RATINGS agency giant Fitch has rubbished the chances of the next government liquidating a bank or forcing losses on senior bondholders.

In a research note published yesterday Fitch describes shutting down a bank as "the least probable outcome" to the Irish crisis, citing the prohibitive cost and the potential for contagion.

The ratings agency also dismissed the case for forcing losses on senior bondholders, pointing out that the cost of such move could "far outweigh" the gain.

The commentary comes as political parties continue to clash over the best way to contain the cost of the banking bailout and "share the pain" with other stakeholders.

Pulling the plug on troubled banks has been suggested as a solution by some, but Fitch points out that the liquidating a bank would be particularly problematic in the Irish case.

Any bank bankruptcy involves threats to deposits and funding stability, the cost of accelerated asset sales, damage to the economy, costs of liquidation and threats of contagion, Fitch says.

In the Irish case, however, a bank liquidation would also be "very value-destructive for the Irish government's investment in the banks" since equity investors are paid after bondholders and deposit holders.

Fitch also points out that the liquidation of an institution could have profound implications for the Government guarantee over tens of billions of deposit and bank funding.

A liquidation could also see an institution forced to repay any money it has borrowed from the European Central Bank and the Central Bank of Ireland, since those operations are only open to "licenced, solvent banking institutions".

Anglo Irish Bank alone has some €45bn of funding from central banks, while the exposure across the whole sector is €140bn.

The final obstacle to liquidation cited by Fitch is the promissory notes that the Government used to put €30.85bn into Anglo Irish Bank, Irish Nationwide Building Society and EBS.

Fitch points out that Finance Minister Brian Lenihan has previously said the entire sum of the promissory notes, which are to be paid out over 10 years, would be paid in full if any institution was wound up.

Paying these in full could be "prohibitively expensive for the sovereign's finances", Fitch points out.
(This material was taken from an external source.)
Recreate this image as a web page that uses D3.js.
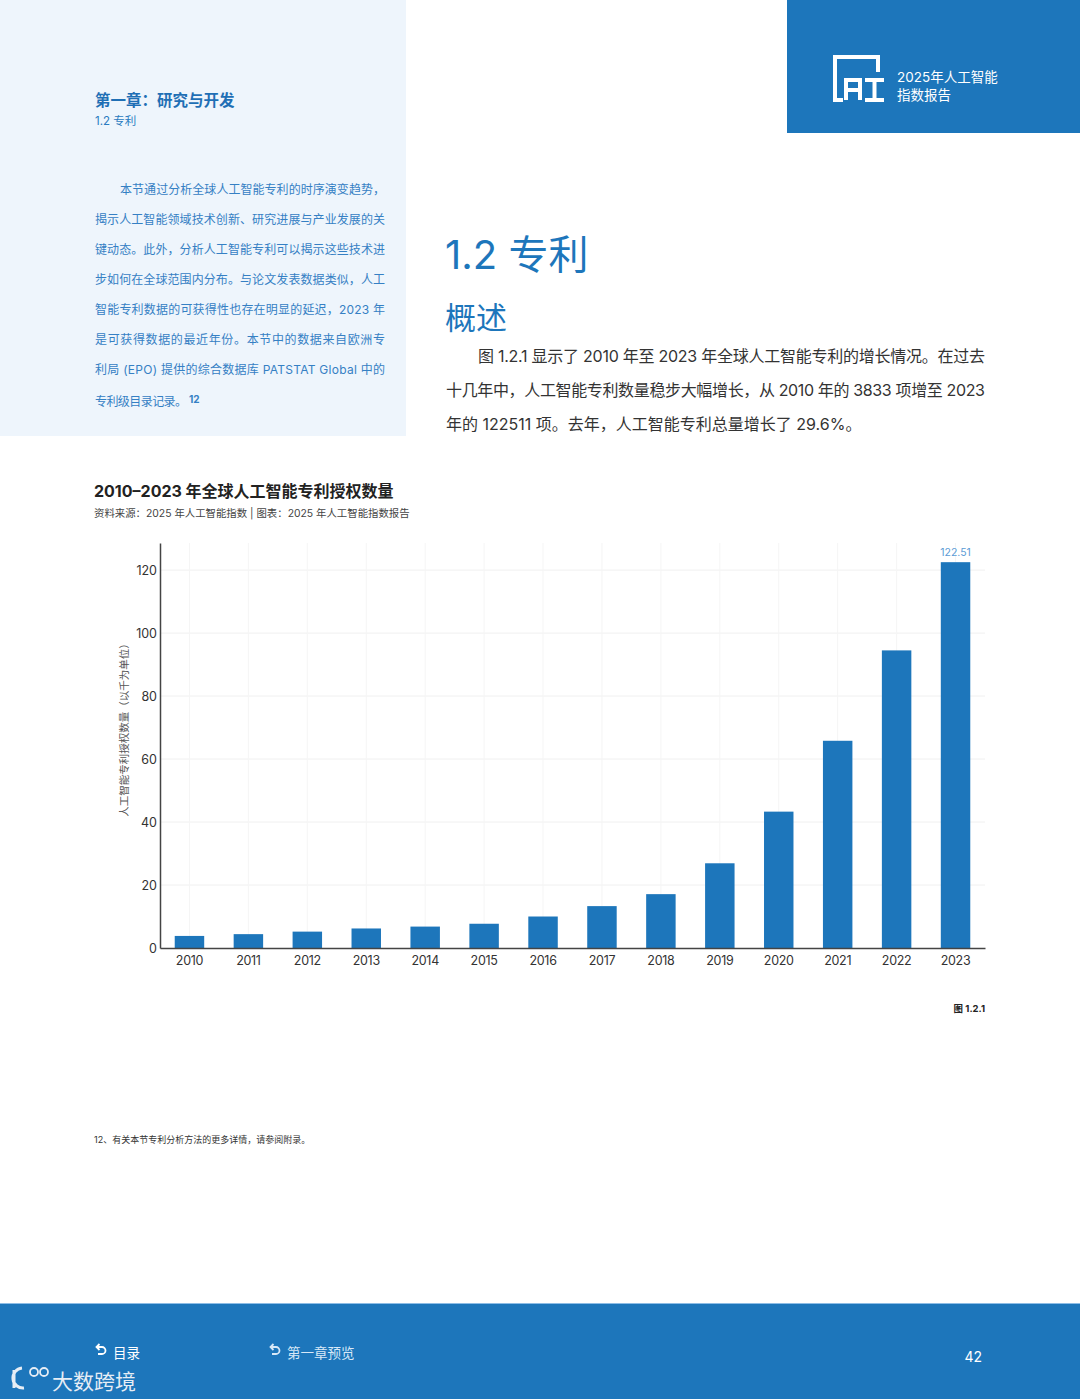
<!DOCTYPE html>
<html>
<head>
<meta charset="utf-8">
<script src="https://cdn.jsdelivr.net/npm/d3@7"></script>
<style>
    body { margin: 0; background: #fff; }
    svg text { font-family: Inter, "Noto Sans CJK SC", sans-serif; }
</style>
</head>
<body>
<div class="page"></div>
<script>
// chart data (thousands of AI patents granted)
var years = ["2010", "2011", "2012", "2013", "2014", "2015", "2016",
    "2017", "2018", "2019", "2020", "2021", "2022", "2023"];
var patents = [3.83, 4.4, 5.2, 6.2, 6.8, 7.7, 10.0, 13.3, 17.1, 26.9, 43.3, 65.8, 94.5, 122.51];
var yTicks = [0, 20, 40, 60, 80, 100, 120];

var blue = "#1d76bb";
var svgWidth = 1080;
var svgHeight = 1399;

var svg = d3.select(".page")
    .append("svg")
    .attr("width", svgWidth)
    .attr("height", svgHeight);

// ---- page decoration ----
svg.append("rect")
    .attr("x", 0).attr("y", 0)
    .attr("width", 406).attr("height", 436)
    .attr("fill", "#eef5fc");

svg.append("rect")
    .attr("x", 787).attr("y", 0)
    .attr("width", 293).attr("height", 133)
    .attr("fill", blue);

// AI logo
var logo = svg.append("g")
    .attr("fill", "none")
    .attr("stroke", "#fff")
    .attr("stroke-width", 4);
logo.append("path").attr("d", "M843,100 H835 V57 H878 V72");
logo.append("path").attr("d", "M846,100 V80 H860 V100 M846,90 H860");
logo.append("path").attr("d", "M865,80 H884 M874.5,80 V100 M865,100 H884");

svg.append("text")
    .attr("x", 897).attr("y", 82)
    .attr("font-size", 13.5).attr("fill", "#fff")
    .text("2025年人工智能");
svg.append("text")
    .attr("x", 897).attr("y", 100)
    .attr("font-size", 13.5).attr("fill", "#fff")
    .text("指数报告");

svg.append("text")
    .attr("x", 95).attr("y", 106)
    .attr("font-size", 15.5).attr("font-weight", "bold")
    .attr("fill", "#1f6fb5")
    .text("第一章：研究与开发");
svg.append("text")
    .attr("x", 95).attr("y", 125)
    .attr("font-size", 11.5).attr("fill", "#2a7bc0")
    .text("1.2 专利");

var sideLines = [
    "本节通过分析全球人工智能专利的时序演变趋势，",
    "揭示人工智能领域技术创新、研究进展与产业发展的关",
    "键动态。此外，分析人工智能专利可以揭示这些技术进",
    "步如何在全球范围内分布。与论文发表数据类似，人工",
    "智能专利数据的可获得性也存在明显的延迟，2023 年",
    "是可获得数据的最近年份。本节中的数据来自欧洲专",
    "利局 (EPO) 提供的综合数据库 PATSTAT Global 中的",
    "专利级目录记录。"
];
sideLines.forEach(function (line, i) {
    var x0 = i === 0 ? 120 : 95;
    var t = svg.append("text")
        .attr("x", x0).attr("y", 194 + i * 30 + (i === 7 ? 2 : 0))
        .attr("font-size", 12).attr("fill", "#3580c4")
        .text(line);
    if (i < 7) {
        t.attr("textLength", 385 - x0).attr("lengthAdjust", "spacing");
    } else {
        t.attr("textLength", 92).attr("lengthAdjust", "spacing");
    }
});
svg.append("text")
    .attr("x", 189).attr("y", 403)
    .attr("font-size", 10).attr("font-weight", "bold").attr("fill", "#3580c4")
    .text("12");

svg.append("text")
    .attr("x", 445).attr("y", 269)
    .attr("font-size", 40).attr("fill", blue)
    .text("1.2 专利");
svg.append("text")
    .attr("x", 445).attr("y", 329)
    .attr("font-size", 31).attr("fill", blue)
    .text("概述");

var bodyLines = [
    "图 1.2.1 显示了 2010 年至 2023 年全球人工智能专利的增长情况。在过去",
    "十几年中，人工智能专利数量稳步大幅增长，从 2010 年的 3833 项增至 2023",
    "年的 122511 项。去年，人工智能专利总量增长了 29.6%。"
];
bodyLines.forEach(function (line, i) {
    var x0 = i === 0 ? 478 : 446;
    var t = svg.append("text")
        .attr("x", x0).attr("y", 362 + i * 34)
        .attr("font-size", 16).attr("fill", "#333")
        .text(line);
    if (i < 2) {
        t.attr("textLength", 985 - x0).attr("lengthAdjust", "spacing");
    }
});

// ---- chart ----
svg.append("text")
    .attr("x", 94).attr("y", 497)
    .attr("font-size", 16).attr("font-weight", "bold").attr("fill", "#222")
    .text("2010–2023 年全球人工智能专利授权数量");
svg.append("text")
    .attr("x", 94).attr("y", 517)
    .attr("font-size", 10.4).attr("fill", "#444")
    .text("资料来源：2025 年人工智能指数 | 图表：2025 年人工智能指数报告");

var margin = { top: 543, left: 160, right: 95, bottom: 451 };
var width = svgWidth - margin.left - margin.right;
var height = svgHeight - margin.top - margin.bottom;

var chartGroup = svg.append("g")
    .attr("transform", `translate(${margin.left}, ${margin.top})`);

var xBandScale = d3.scaleBand()
    .domain(years)
    .range([0, width])
    .paddingInner(0.5)
    .paddingOuter(0.25);

var yLinearScale = d3.scaleLinear()
    .domain([0, 128.6])
    .range([height, 0]);

// grid
chartGroup.append("g")
    .selectAll("line")
    .data(yTicks.slice(1))
    .enter()
    .append("line")
    .attr("x1", 0).attr("x2", width)
    .attr("y1", d => yLinearScale(d)).attr("y2", d => yLinearScale(d))
    .attr("stroke", "#f0f0f0");

chartGroup.append("g")
    .selectAll("line")
    .data(years)
    .enter()
    .append("line")
    .attr("x1", d => xBandScale(d) + xBandScale.bandwidth() / 2)
    .attr("x2", d => xBandScale(d) + xBandScale.bandwidth() / 2)
    .attr("y1", 0).attr("y2", height)
    .attr("stroke", "#f5f5f5");

chartGroup.selectAll(".bar")
    .data(patents)
    .enter()
    .append("rect")
    .classed("bar", true)
    .attr("x", (d, i) => xBandScale(years[i]))
    .attr("y", d => yLinearScale(d))
    .attr("width", xBandScale.bandwidth())
    .attr("height", d => height - yLinearScale(d))
    .attr("fill", blue);

chartGroup.append("text")
    .attr("x", xBandScale("2023") + xBandScale.bandwidth() / 2)
    .attr("y", yLinearScale(patents[13]) - 6)
    .attr("text-anchor", "middle")
    .attr("font-size", 10.5).attr("fill", "#5b9bd5")
    .text(d3.format(".2f")(patents[13]));

var bottomAxis = d3.axisBottom(xBandScale).tickSize(0).tickPadding(8);
var leftAxis = d3.axisLeft(yLinearScale).tickValues(yTicks).tickSize(0).tickPadding(3);

var xAxis = chartGroup.append("g")
    .attr("transform", `translate(0, ${height})`)
    .call(bottomAxis);
xAxis.select(".domain").attr("stroke", "#444").attr("stroke-width", 1.5);
xAxis.selectAll("text")
    .attr("font-size", 12.5).attr("fill", "#333")
    .attr("letter-spacing", "-0.3");

var yAxis = chartGroup.append("g")
    .call(leftAxis);
yAxis.select(".domain").attr("stroke", "#444").attr("stroke-width", 1.5);
yAxis.selectAll("text")
    .attr("font-size", 12.5).attr("fill", "#333");

chartGroup.append("text")
    .attr("transform", "rotate(-90)")
    .attr("x", -(yLinearScale(70)))
    .attr("y", -32)
    .attr("text-anchor", "middle")
    .attr("font-size", 10.5).attr("fill", "#555")
    .text("人工智能专利授权数量（以千为单位）");

svg.append("text")
    .attr("x", 985).attr("y", 1012)
    .attr("text-anchor", "end")
    .attr("font-size", 9.5).attr("font-weight", "bold").attr("fill", "#222")
    .text("图 1.2.1");

svg.append("text")
    .attr("x", 94).attr("y", 1143)
    .attr("font-size", 9).attr("fill", "#333")
    .text("12、有关本节专利分析方法的更多详情，请参阅附录。");

// ---- footer ----
svg.append("rect")
    .attr("x", 0).attr("y", 1303)
    .attr("width", svgWidth).attr("height", 96)
    .attr("fill", blue);
svg.append("line")
    .attr("x1", 0).attr("x2", svgWidth)
    .attr("y1", 1303.5).attr("y2", 1303.5)
    .attr("stroke", "#8dbde6");

function backArrow(x, y, color) {
    svg.append("path")
        .attr("d", `M${x},${y - 5} H${x + 5} A3.5,3.5 0 0 1 ${x + 5},${y + 2} H${x + 1}`)
        .attr("fill", "none").attr("stroke", color).attr("stroke-width", 1.8);
    svg.append("path")
        .attr("d", `M${x + 2.5},${y - 8} L${x - 0.5},${y - 5} L${x + 2.5},${y - 2}`)
        .attr("fill", "none").attr("stroke", color).attr("stroke-width", 1.8);
}
backArrow(97, 1352, "#fff");
svg.append("text")
    .attr("x", 113).attr("y", 1358)
    .attr("font-size", 13.5).attr("fill", "#fff")
    .text("目录");
backArrow(271, 1352, "#d7e8f7");
svg.append("text")
    .attr("x", 287).attr("y", 1358)
    .attr("font-size", 13.5).attr("fill", "#d7e8f7")
    .text("第一章预览");
svg.append("text")
    .attr("x", 982).attr("y", 1362)
    .attr("text-anchor", "end")
    .attr("font-size", 14).attr("fill", "#fff")
    .text("42");

// watermark
svg.append("path")
    .attr("d", "M14,1370 V1388 M22,1368 A7,7 0 1 0 24,1388")
    .attr("fill", "none").attr("stroke", "#e6edf5").attr("stroke-width", 3);
svg.append("circle").attr("cx", 34).attr("cy", 1372).attr("r", 4)
    .attr("fill", "none").attr("stroke", "#e6edf5").attr("stroke-width", 1.8);
svg.append("circle").attr("cx", 44).attr("cy", 1372).attr("r", 4)
    .attr("fill", "none").attr("stroke", "#e6edf5").attr("stroke-width", 1.8);
svg.append("text")
    .attr("x", 52).attr("y", 1389)
    .attr("font-size", 21).attr("fill", "#e6edf5")
    .text("大数跨境");
</script>
</body>
</html>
The ratings agency also devotes significant analysis to the prospect of forcing losses on senior bondholders so that the entire cost of the banking bailout doesn't fall on the sovereign.

Fitch points out that there is just €17.5bn of senior Irish bank debt that isn't covered by a Government guarantee or secured against assets.

This equates to just 4pc of Irish bank funding, Fitch points out, while the "practical and economic consequences of coercive action may be very significant".

"Potential savings may not justify the risk," Fitch stresses.